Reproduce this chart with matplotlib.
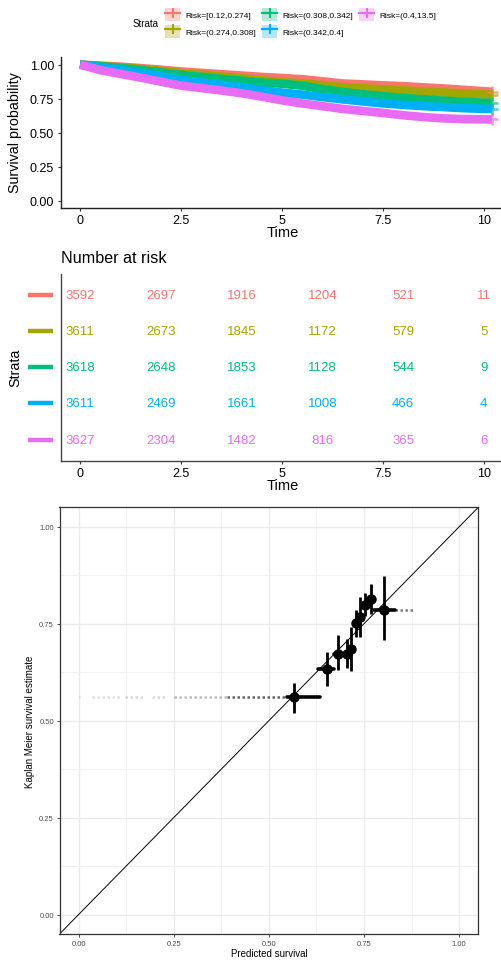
import matplotlib
matplotlib.use('Agg')

import matplotlib.pyplot as plt
import matplotlib.transforms as mtransforms
from matplotlib.lines import Line2D
from matplotlib.patches import Patch

plt.rcParams['font.family'] = ['Liberation Sans', 'DejaVu Sans']

# Strata (risk groups) and ggplot hue colours
strata = ['Risk=[0.12,0.274]', 'Risk=(0.274,0.308]', 'Risk=(0.308,0.342]',
          'Risk=(0.342,0.4]', 'Risk=(0.4,13.5]']
colours = ['#F8766D', '#A3A500', '#00BF7D', '#00B0F6', '#E76BF3']

# Survival curves
times = [0, 0.5, 1, 1.5, 2, 2.5, 3, 3.5, 4, 4.5, 5, 5.5, 6, 6.5, 7, 7.5,
         8, 8.5, 9, 9.5, 10, 10.2]
surv_red = [1.0, 0.993, 0.985, 0.975, 0.963, 0.950, 0.940, 0.930, 0.920, 0.910,
            0.902, 0.893, 0.878, 0.862, 0.855, 0.848, 0.842, 0.833, 0.825,
            0.815, 0.805, 0.800]
surv_olive = [1.0, 0.990, 0.980, 0.968, 0.953, 0.937, 0.925, 0.912, 0.900, 0.885,
              0.872, 0.862, 0.848, 0.835, 0.825, 0.818, 0.810, 0.802, 0.795,
              0.788, 0.780, 0.780]
surv_green = [1.0, 0.988, 0.975, 0.960, 0.943, 0.924, 0.910, 0.895, 0.882, 0.868,
              0.860, 0.845, 0.820, 0.800, 0.782, 0.768, 0.755, 0.745, 0.735,
              0.728, 0.720, 0.720]
surv_blue = [1.0, 0.980, 0.962, 0.940, 0.915, 0.887, 0.870, 0.852, 0.835, 0.812,
             0.795, 0.780, 0.762, 0.745, 0.730, 0.715, 0.705, 0.695, 0.688,
             0.680, 0.675, 0.675]
surv_magenta = [1.0, 0.960, 0.932, 0.905, 0.875, 0.846, 0.828, 0.810, 0.790, 0.765,
                0.738, 0.715, 0.695, 0.675, 0.660, 0.645, 0.628, 0.615, 0.605,
                0.600, 0.598, 0.598]
surv = [surv_red, surv_olive, surv_green, surv_blue, surv_magenta]

# Number at risk table
risk_times = [0, 2, 4, 6, 8, 10]
at_risk = [[3592, 2697, 1916, 1204, 521, 11],
           [3611, 2673, 1845, 1172, 579, 5],
           [3618, 2648, 1853, 1128, 544, 9],
           [3611, 2469, 1661, 1008, 466, 4],
           [3627, 2304, 1482, 816, 365, 6]]

# Calibration groups
pred = [0.567, 0.653, 0.682, 0.704, 0.715, 0.729, 0.739, 0.753, 0.768, 0.803]
km = [0.560, 0.634, 0.673, 0.673, 0.684, 0.751, 0.768, 0.799, 0.814, 0.785]
km_lo = [0.520, 0.589, 0.631, 0.636, 0.628, 0.716, 0.716, 0.769, 0.776, 0.708]
km_hi = [0.597, 0.677, 0.720, 0.711, 0.742, 0.785, 0.819, 0.830, 0.853, 0.872]
pred_lo = [0.547, 0.630, 0.672, 0.695, 0.710, 0.724, 0.735, 0.745, 0.760, 0.777]
pred_hi = [0.634, 0.672, 0.692, 0.710, 0.722, 0.735, 0.745, 0.760, 0.775, 0.830]
# sparse individual predictions (faint) in first and last group
tail_lo = [0.0, 0.035, 0.123, 0.192, 0.25, 0.39, 0.83]
tail_hi = [0.004, 0.11, 0.175, 0.232, 0.39, 0.547, 0.88]
tail_y = [0.560, 0.560, 0.560, 0.560, 0.560, 0.560, 0.785]
tail_alpha = [0.15, 0.12, 0.15, 0.15, 0.25, 0.6, 0.5]

W, H = 501, 962
fig = plt.figure(figsize=(W / 100, H / 100), dpi=100)


def box(l, t, r, b):
    return [l / W, 1 - b / H, (r - l) / W, (b - t) / H]


# ---------------- survival curves ----------------
ax1 = fig.add_axes(box(61, 57.5, 500, 208.5))
for s, c in zip(surv, colours):
    ax1.plot(times, s, color=c, lw=6.2, solid_capstyle='butt', solid_joinstyle='miter')
for s, c in zip(surv, colours):
    ax1.plot(times[-1], s[-1], marker='+', color=c, ms=9, mew=1.8, alpha=0.7)
ax1.set_xlim(-0.47, 10.4)
ax1.set_ylim(-0.05, 1.06)
ax1.set_xticks([0, 2.5, 5, 7.5, 10])
ax1.set_xticklabels(['0', '2.5', '5', '7.5', '10'])
ax1.set_yticks([0, 0.25, 0.5, 0.75, 1.0])
ax1.set_yticklabels(['0.00', '0.25', '0.50', '0.75', '1.00'])
ax1.tick_params(labelsize=9, length=2.5, width=0.8, color='#333333', pad=2.5)
for sp in ['top', 'right']:
    ax1.spines[sp].set_visible(False)
for sp in ['left', 'bottom']:
    ax1.spines[sp].set_linewidth(1.0)
    ax1.spines[sp].set_color('#222222')
ax1.set_xlabel('Time', fontsize=10.5)
ax1.xaxis.set_label_coords((283 - 61) / 439, (208.5 - 226) / 151)
ax1.set_ylabel('Survival probability', fontsize=10.3)
ax1.yaxis.set_label_coords((22 - 61) / 439, 0.5)

# legend on top
handles = [(Patch(facecolor=c, alpha=0.3, edgecolor='none'),
            Line2D([], [], color=c, lw=1.6, marker='+', ms=7, mew=1.4))
           for c in colours]
fig.legend(handles, strata, loc='upper left', bbox_to_anchor=(165 / W, 1 - 9 / H),
           ncol=3, frameon=False, fontsize=6, handlelength=1.85, handleheight=2.0,
           handletextpad=0.6, columnspacing=0.7, labelspacing=0.45, borderpad=0,
           borderaxespad=0)
fig.text(133 / W, 1 - 24 / H, 'Strata', fontsize=7, ha='left', va='center')

# ---------------- number at risk ----------------
ax2 = fig.add_axes(box(61, 275, 500, 461.5))
rows = [5, 4, 3, 2, 1]
for row, counts, c in zip(rows, at_risk, colours):
    for t, n in zip(risk_times, counts):
        ax2.text(t, row, str(n), color=c, fontsize=9.5, ha='center', va='center')
trans = mtransforms.blended_transform_factory(ax2.transAxes, ax2.transData)
for row, c in zip(rows, colours):
    ax2.plot([(28 - 61) / 439, (53 - 61) / 439], [row, row], color=c, lw=3.2,
             transform=trans, clip_on=False, solid_capstyle='butt')
ax2.set_xlim(-0.47, 10.4)
ax2.set_ylim(0.42, 5.58)
ax2.set_yticks([])
ax2.set_xticks([0, 2.5, 5, 7.5, 10])
ax2.set_xticklabels(['0', '2.5', '5', '7.5', '10'])
ax2.tick_params(labelsize=9, length=2.5, width=0.8, color='#333333', pad=2.5)
for sp in ['top', 'right']:
    ax2.spines[sp].set_visible(False)
for sp in ['left', 'bottom']:
    ax2.spines[sp].set_linewidth(1.0)
    ax2.spines[sp].set_color('#444444')
ax2.set_xlabel('Time', fontsize=10.5)
ax2.xaxis.set_label_coords((283 - 61) / 439, (461.5 - 479.5) / 186.5)
ax2.set_ylabel('Strata', fontsize=10.3)
ax2.yaxis.set_label_coords((22 - 61) / 439, 0.5)
ax2.text(0.0, (461.5 - 259) / 186.5, 'Number at risk', transform=ax2.transAxes,
         fontsize=11.6, ha='left', va='center')

# ---------------- calibration ----------------
ax3 = fig.add_axes(box(59.5, 508.3, 478.3, 935))
ax3.set_xlim(-0.05, 1.05)
ax3.set_ylim(-0.05, 1.05)
ticks = [0, 0.25, 0.5, 0.75, 1.0]
minor = [0.125, 0.375, 0.625, 0.875]
ax3.set_xticks(ticks)
ax3.set_yticks(ticks)
ax3.set_xticks(minor, minor=True)
ax3.set_yticks(minor, minor=True)
ax3.set_xticklabels(['0.00', '0.25', '0.50', '0.75', '1.00'])
ax3.set_yticklabels(['0.00', '0.25', '0.50', '0.75', '1.00'])
ax3.grid(which='major', color='#EBEBEB', lw=1.0)
ax3.grid(which='minor', color='#F2F2F2', lw=0.7)
ax3.set_axisbelow(True)
ax3.tick_params(which='major', labelsize=5.5, labelcolor='#4D4D4D', length=2,
                width=0.6, color='#333333', pad=2)
ax3.tick_params(which='minor', length=0)
for sp in ax3.spines.values():
    sp.set_color('#333333')
    sp.set_linewidth(0.9)
ax3.axline((0, 0), slope=1, color='black', lw=0.7, zorder=2)
for lo, hi, y, a in zip(tail_lo, tail_hi, tail_y, tail_alpha):
    ax3.plot([lo, hi], [y, y], color='black', lw=1.8, alpha=a, ls=(0, (1, 1)),
             solid_capstyle='butt', zorder=3)
for p, k, kl, kh, pl, ph in zip(pred, km, km_lo, km_hi, pred_lo, pred_hi):
    ax3.plot([pl, ph], [k, k], color='black', lw=2.6, solid_capstyle='round', zorder=4)
    ax3.plot([p, p], [kl, kh], color='black', lw=2.0, solid_capstyle='butt', zorder=4)
    ax3.plot(p, k, 'o', color='black', ms=6.5, zorder=5)
ax3.set_xlabel('Predicted survival', fontsize=7)
ax3.xaxis.set_label_coords((269 - 59.5) / 418.8, (935 - 949) / 426.7)
ax3.set_ylabel('Kaplan Meier survival estimate', fontsize=7)
ax3.yaxis.set_label_coords((35 - 59.5) / 418.8, 0.5)

fig.savefig('out.png', dpi=100)
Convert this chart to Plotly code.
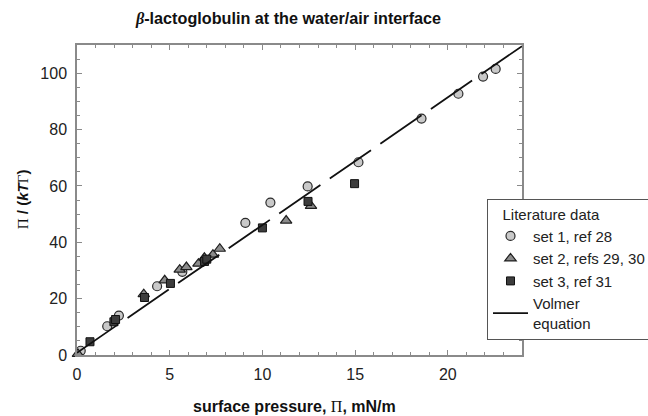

━━━━━━

Skip the pictures, please, and transcribe only the lines from the beginning of the material through the one that contains "surv_green, surv_blue, surv_magenta]".

Reproduce this chart with matplotlib.
import matplotlib
matplotlib.use('Agg')

import matplotlib.pyplot as plt
import matplotlib.transforms as mtransforms
from matplotlib.lines import Line2D
from matplotlib.patches import Patch

plt.rcParams['font.family'] = ['Liberation Sans', 'DejaVu Sans']

# Strata (risk groups) and ggplot hue colours
strata = ['Risk=[0.12,0.274]', 'Risk=(0.274,0.308]', 'Risk=(0.308,0.342]',
          'Risk=(0.342,0.4]', 'Risk=(0.4,13.5]']
colours = ['#F8766D', '#A3A500', '#00BF7D', '#00B0F6', '#E76BF3']

# Survival curves
times = [0, 0.5, 1, 1.5, 2, 2.5, 3, 3.5, 4, 4.5, 5, 5.5, 6, 6.5, 7, 7.5,
         8, 8.5, 9, 9.5, 10, 10.2]
surv_red = [1.0, 0.993, 0.985, 0.975, 0.963, 0.950, 0.940, 0.930, 0.920, 0.910,
            0.902, 0.893, 0.878, 0.862, 0.855, 0.848, 0.842, 0.833, 0.825,
            0.815, 0.805, 0.800]
surv_olive = [1.0, 0.990, 0.980, 0.968, 0.953, 0.937, 0.925, 0.912, 0.900, 0.885,
              0.872, 0.862, 0.848, 0.835, 0.825, 0.818, 0.810, 0.802, 0.795,
              0.788, 0.780, 0.780]
surv_green = [1.0, 0.988, 0.975, 0.960, 0.943, 0.924, 0.910, 0.895, 0.882, 0.868,
              0.860, 0.845, 0.820, 0.800, 0.782, 0.768, 0.755, 0.745, 0.735,
              0.728, 0.720, 0.720]
surv_blue = [1.0, 0.980, 0.962, 0.940, 0.915, 0.887, 0.870, 0.852, 0.835, 0.812,
             0.795, 0.780, 0.762, 0.745, 0.730, 0.715, 0.705, 0.695, 0.688,
             0.680, 0.675, 0.675]
surv_magenta = [1.0, 0.960, 0.932, 0.905, 0.875, 0.846, 0.828, 0.810, 0.790, 0.765,
                0.738, 0.715, 0.695, 0.675, 0.660, 0.645, 0.628, 0.615, 0.605,
                0.600, 0.598, 0.598]
surv = [surv_red, surv_olive, surv_green, surv_blue, surv_magenta]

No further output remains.